Some records:
════

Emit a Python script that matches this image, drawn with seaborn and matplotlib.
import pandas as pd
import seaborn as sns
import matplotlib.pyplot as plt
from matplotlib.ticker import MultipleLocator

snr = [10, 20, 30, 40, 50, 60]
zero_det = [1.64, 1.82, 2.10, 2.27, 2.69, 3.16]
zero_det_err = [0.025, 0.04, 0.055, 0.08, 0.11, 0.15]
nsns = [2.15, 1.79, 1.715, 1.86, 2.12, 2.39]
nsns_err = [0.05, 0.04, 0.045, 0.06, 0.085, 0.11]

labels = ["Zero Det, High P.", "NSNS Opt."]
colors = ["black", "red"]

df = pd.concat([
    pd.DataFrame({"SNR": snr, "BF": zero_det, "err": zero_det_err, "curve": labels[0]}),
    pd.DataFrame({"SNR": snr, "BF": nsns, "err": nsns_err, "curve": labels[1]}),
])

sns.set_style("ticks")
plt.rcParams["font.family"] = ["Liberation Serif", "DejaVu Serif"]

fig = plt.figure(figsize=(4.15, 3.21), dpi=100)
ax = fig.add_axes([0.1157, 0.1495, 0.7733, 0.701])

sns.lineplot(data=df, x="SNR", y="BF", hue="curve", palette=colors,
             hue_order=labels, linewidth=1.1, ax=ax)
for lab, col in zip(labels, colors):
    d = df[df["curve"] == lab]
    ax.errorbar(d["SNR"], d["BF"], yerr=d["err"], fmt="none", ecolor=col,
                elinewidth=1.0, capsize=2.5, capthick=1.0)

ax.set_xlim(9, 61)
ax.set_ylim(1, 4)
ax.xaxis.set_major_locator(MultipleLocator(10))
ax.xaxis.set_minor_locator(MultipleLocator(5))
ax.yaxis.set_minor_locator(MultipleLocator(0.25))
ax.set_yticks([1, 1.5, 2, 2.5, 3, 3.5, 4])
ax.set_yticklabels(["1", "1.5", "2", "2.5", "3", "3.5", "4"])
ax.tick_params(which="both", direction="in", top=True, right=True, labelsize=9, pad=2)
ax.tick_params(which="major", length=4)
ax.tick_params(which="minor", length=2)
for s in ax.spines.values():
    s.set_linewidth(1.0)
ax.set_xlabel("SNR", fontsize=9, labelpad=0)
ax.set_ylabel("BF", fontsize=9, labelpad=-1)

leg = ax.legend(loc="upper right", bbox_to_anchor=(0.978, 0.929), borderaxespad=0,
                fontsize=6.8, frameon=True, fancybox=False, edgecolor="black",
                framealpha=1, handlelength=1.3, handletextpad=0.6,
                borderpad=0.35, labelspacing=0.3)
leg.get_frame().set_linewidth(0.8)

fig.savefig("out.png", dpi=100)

════

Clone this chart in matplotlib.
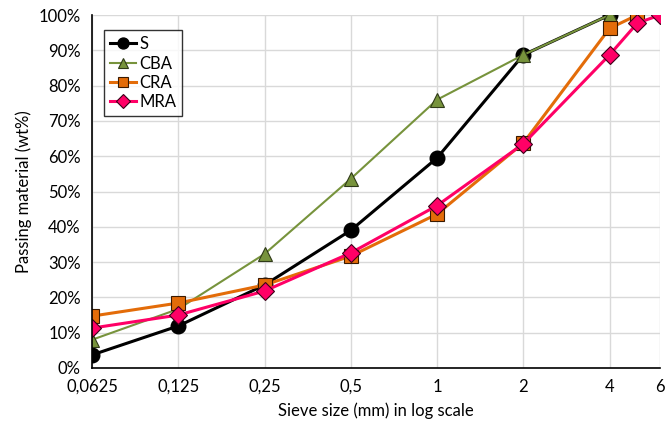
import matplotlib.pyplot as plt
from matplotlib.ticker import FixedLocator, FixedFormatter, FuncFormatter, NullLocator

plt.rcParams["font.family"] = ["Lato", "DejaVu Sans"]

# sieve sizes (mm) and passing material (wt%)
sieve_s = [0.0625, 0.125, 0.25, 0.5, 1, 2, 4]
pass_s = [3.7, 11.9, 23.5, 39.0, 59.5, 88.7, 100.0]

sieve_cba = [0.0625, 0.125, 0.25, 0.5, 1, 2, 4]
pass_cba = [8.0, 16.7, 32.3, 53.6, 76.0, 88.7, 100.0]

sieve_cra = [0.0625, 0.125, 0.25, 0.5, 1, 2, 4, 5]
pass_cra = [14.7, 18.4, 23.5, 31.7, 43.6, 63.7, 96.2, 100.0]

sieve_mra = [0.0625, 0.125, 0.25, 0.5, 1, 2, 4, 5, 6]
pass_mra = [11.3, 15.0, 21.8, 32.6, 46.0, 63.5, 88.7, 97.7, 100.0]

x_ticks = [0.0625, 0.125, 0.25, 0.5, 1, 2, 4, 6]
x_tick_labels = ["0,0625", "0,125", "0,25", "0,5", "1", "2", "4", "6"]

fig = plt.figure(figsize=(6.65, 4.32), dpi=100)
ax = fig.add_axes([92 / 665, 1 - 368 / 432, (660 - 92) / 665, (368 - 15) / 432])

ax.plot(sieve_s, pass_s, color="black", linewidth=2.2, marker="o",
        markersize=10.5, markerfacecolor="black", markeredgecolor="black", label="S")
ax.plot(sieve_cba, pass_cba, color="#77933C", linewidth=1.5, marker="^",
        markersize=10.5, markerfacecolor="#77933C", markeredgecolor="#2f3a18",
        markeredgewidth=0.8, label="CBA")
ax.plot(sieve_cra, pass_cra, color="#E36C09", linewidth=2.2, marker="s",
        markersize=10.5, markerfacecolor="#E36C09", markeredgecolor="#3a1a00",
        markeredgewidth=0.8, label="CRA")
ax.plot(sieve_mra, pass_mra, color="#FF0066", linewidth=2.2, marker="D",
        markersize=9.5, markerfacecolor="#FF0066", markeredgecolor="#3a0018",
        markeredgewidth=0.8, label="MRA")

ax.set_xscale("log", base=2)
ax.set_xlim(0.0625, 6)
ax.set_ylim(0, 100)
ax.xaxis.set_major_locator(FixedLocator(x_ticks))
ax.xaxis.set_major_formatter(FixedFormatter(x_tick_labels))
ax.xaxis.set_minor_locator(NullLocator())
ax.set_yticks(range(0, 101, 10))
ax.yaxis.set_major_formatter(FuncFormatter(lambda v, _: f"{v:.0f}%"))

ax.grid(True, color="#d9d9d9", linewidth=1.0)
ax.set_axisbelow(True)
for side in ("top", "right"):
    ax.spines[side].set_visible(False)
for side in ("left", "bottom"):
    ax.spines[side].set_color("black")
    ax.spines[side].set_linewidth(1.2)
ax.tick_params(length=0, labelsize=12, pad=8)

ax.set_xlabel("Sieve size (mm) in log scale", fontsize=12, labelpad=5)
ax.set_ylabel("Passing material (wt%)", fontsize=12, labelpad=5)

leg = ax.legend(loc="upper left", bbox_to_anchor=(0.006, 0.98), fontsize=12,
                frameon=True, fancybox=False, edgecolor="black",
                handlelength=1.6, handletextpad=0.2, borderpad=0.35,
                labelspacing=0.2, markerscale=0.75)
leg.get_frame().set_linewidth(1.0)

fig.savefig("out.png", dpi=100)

════

AIM OF THE TASK: Output, from the data above, the lines from the line with "Emit a Python" to the line with "nsns_err = [0.05, 0.04, 0.045, 0.06, 0.085, 0.11]" exactly as they stand, both ends included and nothing else.

CORRECT OUTPUT:
Emit a Python script that matches this image, drawn with seaborn and matplotlib.
import pandas as pd
import seaborn as sns
import matplotlib.pyplot as plt
from matplotlib.ticker import MultipleLocator

snr = [10, 20, 30, 40, 50, 60]
zero_det = [1.64, 1.82, 2.10, 2.27, 2.69, 3.16]
zero_det_err = [0.025, 0.04, 0.055, 0.08, 0.11, 0.15]
nsns = [2.15, 1.79, 1.715, 1.86, 2.12, 2.39]
nsns_err = [0.05, 0.04, 0.045, 0.06, 0.085, 0.11]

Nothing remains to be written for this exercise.